Powell has been hands on with the styling. 'I worked with Joseph Cheaney in the Nineties on a number of shoes. These Northamptonshire heritage brands have upped their game. English shoes are popular again.'

Fine-quality footwear has been hard to come by of late, with high street product often overpriced and flimsy. 'You can get a copy of a classic English shoe for a third of the price of the original on the high street, but you might as well buy the real thing. Fashion is currently influenced by English classicism. Shoemakers like John Rushton, Crockett & Jones and Alfred Sargent are just a few who make great shoes.'

But what is Powell's dress shoe of choice? 'In the past I quite liked a Cuban heel, or a higher heel. With a bespoke shoe the heel should be a little higher and narrower. If you're going to have a very defined swung last, heels have to be higher for support. It's also essential for a pair of trousers to hang properly.'

Powell, keen-eyed as ever, is unimpressed by style icons favoured by the masses. 'People like David Beckham and Daniel Craig aren't cutting it with that over-tailored Italian look, whether it be a single or double-breasted jacket with the very slim trouser. It's just not elegant or tailored.'

It's a good point: having entertainment-business stylists force the sartorial issue robs a man of identity, rendering him an airbrushed pastiche fit for billboards and not much else.
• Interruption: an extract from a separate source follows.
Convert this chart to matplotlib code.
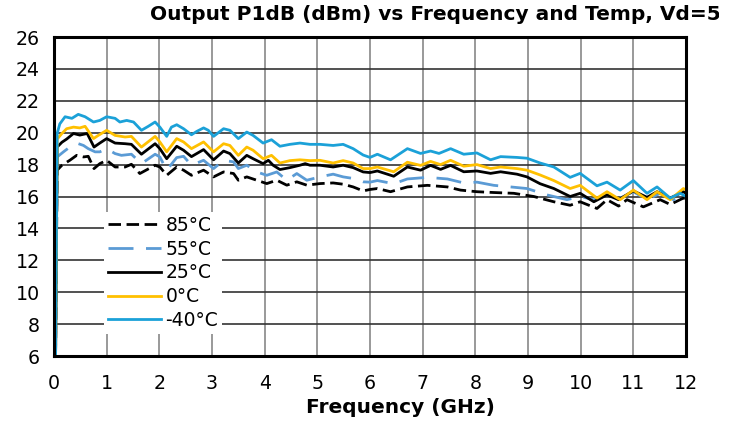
import numpy as np
from matplotlib import pyplot as plt
from matplotlib.transforms import Bbox

# frequency grids (GHz) and P1dB (dBm), one list per temperature
f_m40 = [0.03, 0.06, 0.11, 0.21, 0.34, 0.46, 0.59, 0.75, 0.87, 1.00, 1.16, 1.25, 1.38, 1.51, 1.66, 1.79, 1.92,
         2.01, 2.14, 2.23, 2.33, 2.46, 2.61, 2.71, 2.84, 2.93, 3.03, 3.22, 3.34, 3.50, 3.66, 3.78, 3.97, 4.13,
         4.29, 4.48, 4.67, 4.86, 5.05, 5.30, 5.49, 5.68, 5.87, 6.00, 6.14, 6.39, 6.71, 6.96, 7.15, 7.31, 7.53,
         7.78, 8.03, 8.29, 8.48, 8.79, 8.98, 9.23, 9.49, 9.80, 9.99, 10.31, 10.50, 10.75, 11.00, 11.26, 11.45,
         11.70, 11.89, 12.00]
p_m40 = [6.0, 19.95, 20.55, 21.0, 20.9, 21.15, 21.0, 20.67, 20.77, 21.0, 20.9, 20.67, 20.77, 20.67, 20.15, 20.4,
         20.67, 20.35, 19.77, 20.35, 20.5, 20.25, 19.87, 20.08, 20.3, 20.15, 19.77, 20.25, 20.15, 19.63, 20.04,
         19.83, 19.35, 19.56, 19.15, 19.27, 19.35, 19.27, 19.27, 19.2, 19.27, 19.0, 18.6, 18.45, 18.65, 18.3,
         19.0, 18.7, 18.85, 18.7, 19.0, 18.65, 18.73, 18.3, 18.5, 18.45, 18.4, 18.1, 17.85, 17.2, 17.45, 16.67,
         16.9, 16.4, 17.0, 16.2, 16.6, 15.9, 16.2, 16.0]

f_0 = [0.03, 0.06, 0.15, 0.24, 0.37, 0.49, 0.59, 0.75, 0.84, 1.00, 1.16, 1.35, 1.47, 1.66, 1.92, 2.01, 2.14,
       2.33, 2.46, 2.61, 2.84, 3.03, 3.22, 3.34, 3.50, 3.66, 3.78, 3.97, 4.13, 4.29, 4.48, 4.67, 4.86, 5.05,
       5.30, 5.49, 5.68, 5.87, 6.00, 6.14, 6.45, 6.71, 6.96, 7.15, 7.34, 7.53, 7.78, 8.03, 8.29, 8.48, 8.79,
       8.98, 9.23, 9.49, 9.80, 9.99, 10.31, 10.50, 10.75, 11.00, 11.26, 11.45, 11.70, 11.95, 12.00]
p_0 = [6.0, 19.6, 19.95, 20.25, 20.35, 20.3, 20.4, 19.63, 19.83, 20.15, 19.83, 19.73, 19.77, 19.1, 19.77, 19.42,
       18.8, 19.63, 19.42, 19.0, 19.42, 18.8, 19.31, 19.2, 18.58, 19.1, 18.9, 18.37, 18.58, 18.1, 18.25, 18.3,
       18.25, 18.27, 18.1, 18.25, 18.1, 17.75, 17.75, 17.85, 17.55, 18.15, 17.95, 18.2, 18.0, 18.27, 17.9, 18.0,
       17.75, 17.85, 17.75, 17.65, 17.35, 17.0, 16.5, 16.7, 15.9, 16.3, 15.8, 16.4, 15.8, 16.3, 15.8, 16.5, 16.4]

f_25 = [0.03, 0.06, 0.15, 0.24, 0.37, 0.49, 0.63, 0.76, 0.87, 1.00, 1.16, 1.35, 1.47, 1.66, 1.92, 2.01, 2.14,
        2.33, 2.46, 2.61, 2.84, 3.03, 3.22, 3.34, 3.50, 3.66, 3.78, 3.97, 4.07, 4.16, 4.29, 4.48, 4.67, 4.77,
        4.86, 5.05, 5.30, 5.49, 5.68, 5.87, 6.00, 6.14, 6.45, 6.71, 6.96, 7.15, 7.34, 7.53, 7.78, 8.03, 8.29,
        8.48, 8.79, 8.98, 9.23, 9.49, 9.80, 9.99, 10.25, 10.50, 10.72, 11.00, 11.26, 11.45, 11.70, 11.95, 12.00]
p_25 = [6.0, 19.1, 19.4, 19.6, 19.95, 19.85, 19.95, 19.1, 19.35, 19.63, 19.35, 19.31, 19.27, 18.65, 19.31, 19.0,
        18.37, 19.15, 18.9, 18.5, 18.94, 18.3, 18.85, 18.69, 18.1, 18.58, 18.37, 18.06, 18.27, 17.96, 17.69,
        17.81, 17.96, 18.06, 17.96, 17.96, 17.85, 17.96, 17.81, 17.54, 17.5, 17.6, 17.27, 17.85, 17.65, 17.95,
        17.7, 17.95, 17.55, 17.6, 17.45, 17.55, 17.4, 17.23, 16.8, 16.5, 16.0, 16.2, 15.67, 16.1, 15.8, 16.35,
        15.95, 16.3, 15.9, 16.3, 16.2]

f_55 = [0.03, 0.06, 0.18, 0.30, 0.43, 0.56, 0.65, 0.78, 0.87, 1.00, 1.16, 1.28, 1.47, 1.66, 1.92, 2.01, 2.14,
        2.33, 2.46, 2.61, 2.84, 3.03, 3.22, 3.41, 3.50, 3.66, 3.85, 4.04, 4.23, 4.42, 4.61, 4.80, 5.05, 5.30,
        5.49, 5.68, 5.87, 6.00, 6.14, 6.45, 6.71, 7.09, 7.47, 7.78, 8.03, 8.35, 8.67, 8.98, 9.36, 9.74, 9.99,
        10.25, 10.50, 10.75, 11.00, 11.26, 11.51, 11.76, 12.00]
p_55 = [6.0, 18.48, 18.8, 19.1, 19.35, 19.2, 19.0, 18.8, 18.8, 19.0, 18.69, 18.58, 18.65, 18.06, 18.65, 18.48,
        17.65, 18.44, 18.52, 17.96, 18.27, 17.75, 18.27, 18.17, 17.75, 17.96, 17.54, 17.33, 17.54, 17.02, 17.44,
        17.02, 17.23, 17.4, 17.23, 17.13, 16.92, 16.9, 17.0, 16.8, 17.1, 17.2, 17.1, 16.85, 16.9, 16.7, 16.6,
        16.5, 16.1, 15.8, 16.0, 15.8, 16.1, 15.9, 16.3, 15.8, 16.2, 15.8, 16.0]

f_85 = [0.03, 0.06, 0.15, 0.30, 0.43, 0.56, 0.65, 0.76, 0.87, 1.00, 1.16, 1.35, 1.47, 1.63, 1.92, 2.01, 2.14,
        2.33, 2.46, 2.61, 2.84, 3.03, 3.22, 3.41, 3.50, 3.66, 3.85, 4.04, 4.23, 4.42, 4.61, 4.80, 5.05, 5.30,
        5.49, 5.68, 5.87, 6.00, 6.14, 6.39, 6.71, 7.09, 7.47, 7.72, 8.03, 8.35, 8.73, 9.11, 9.49, 9.80, 9.99,
        10.31, 10.50, 10.72, 10.88, 11.19, 11.51, 11.70, 11.95, 12.00]
p_85 = [6.0, 17.65, 17.96, 18.27, 18.58, 18.48, 18.52, 17.75, 18.06, 18.27, 17.85, 17.85, 18.02, 17.44, 17.96,
        17.85, 17.33, 17.85, 17.65, 17.33, 17.65, 17.23, 17.54, 17.44, 17.02, 17.23, 17.02, 16.81, 17.02, 16.71,
        16.92, 16.71, 16.81, 16.85, 16.77, 16.6, 16.35, 16.44, 16.5, 16.3, 16.6, 16.7, 16.6, 16.4, 16.3, 16.25,
        16.2, 16.0, 15.67, 15.45, 15.67, 15.25, 15.8, 15.4, 15.8, 15.35, 15.8, 15.5, 15.9, 15.85]

x_ticks = list(range(0, 13))
y_ticks = list(range(6, 27, 2))

fig = plt.figure(figsize=(7.37, 4.23), dpi=100)
ax = fig.add_axes([54 / 737, 1 - 356 / 423, (686 - 54) / 737, (356 - 37) / 423])

ax.plot(f_85, p_85, color='black', lw=2, dashes=(4.5, 2), label='85°C', zorder=3)
ax.plot(f_55, p_55, color='#5B9BD5', lw=2, dashes=(9, 4.5), label='55°C', zorder=3)
ax.plot(f_25, p_25, color='black', lw=2, label='25°C', zorder=3)
ax.plot(f_0, p_0, color='#FFC000', lw=2, label='0°C', zorder=3)
ax.plot(f_m40, p_m40, color='#1BA1D8', lw=2, label='-40°C', zorder=3)

ax.set_xlim(0, 12)
ax.set_ylim(6, 26)
ax.set_xticks(x_ticks)
ax.set_yticks(y_ticks)
ax.tick_params(length=0, labelsize=13.7)
ax.tick_params(axis='y', pad=10)
ax.tick_params(axis='x', pad=13)
ax.xaxis.grid(True, color='#888888', lw=1.2)
ax.yaxis.grid(True, color='#333333', lw=1.2)
ax.set_axisbelow(True)
for s in ax.spines.values():
    s.set_linewidth(2.2)
    s.set_zorder(4)

leg = ax.legend(loc='upper left', bbox_to_anchor=(0.065, 0.48), frameon=True, fancybox=False,
                edgecolor='none', facecolor='white', framealpha=1, fontsize=13.5,
                handlelength=2.8, handletextpad=0.25, labelspacing=0.25, borderpad=0.2)

# title runs past the chart area in the original and gets cut off there
title = fig.text(150 / 737, 1 - 19.5 / 423, 'Output P1dB (dBm) vs Frequency and Temp, Vd=5V',
                 fontsize=14.5, fontweight='bold', ha='left', va='baseline')
title.set_clip_box(Bbox.from_extents(0, 0, 719, 423))
title.set_clip_on(True)
fig.text(400 / 737, 1 - 413 / 423, 'Frequency (GHz)', fontsize=14.5, fontweight='bold',
         ha='center', va='baseline')

fig.savefig('out.png', dpi=100)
'The Modernist ethic uses tailoring as a form of personal expression. Paul Weller, for example, touches on a 1970 or '71 look with a big kick [flare] in the trousers I make for him,' says Powell.

And that's the nub: individuality expressed through the cut of one's cloth is the sign of a gentleman; there is, after all, no excuse for looking ill-dressed.

'The late Johnny Moke always made a beautiful square-toed shoe,' he says, 'and similarly I made a lovely square-toed Chelsea boot that I used to sell a few years back.'

Powell is sanguine in his outlook. 'High street shops, even like those of Gucci and Prada, are selling poor-quality shoes which are not worth the money being asked for them, so it's time for a resurgence in English heritage.

'If you go into Richard Jones' or Ozwald Boateng's shops, you're going to get a "suits you sir" salesman sorting you out,' he says provoking laughs all round, 'but here you get Mark Powell dealing with all aspects of your bespoke requirements.'

And as anyone knows who has spent time in the Marshall Street HQ, you'll always come away looking like the dog's proverbials.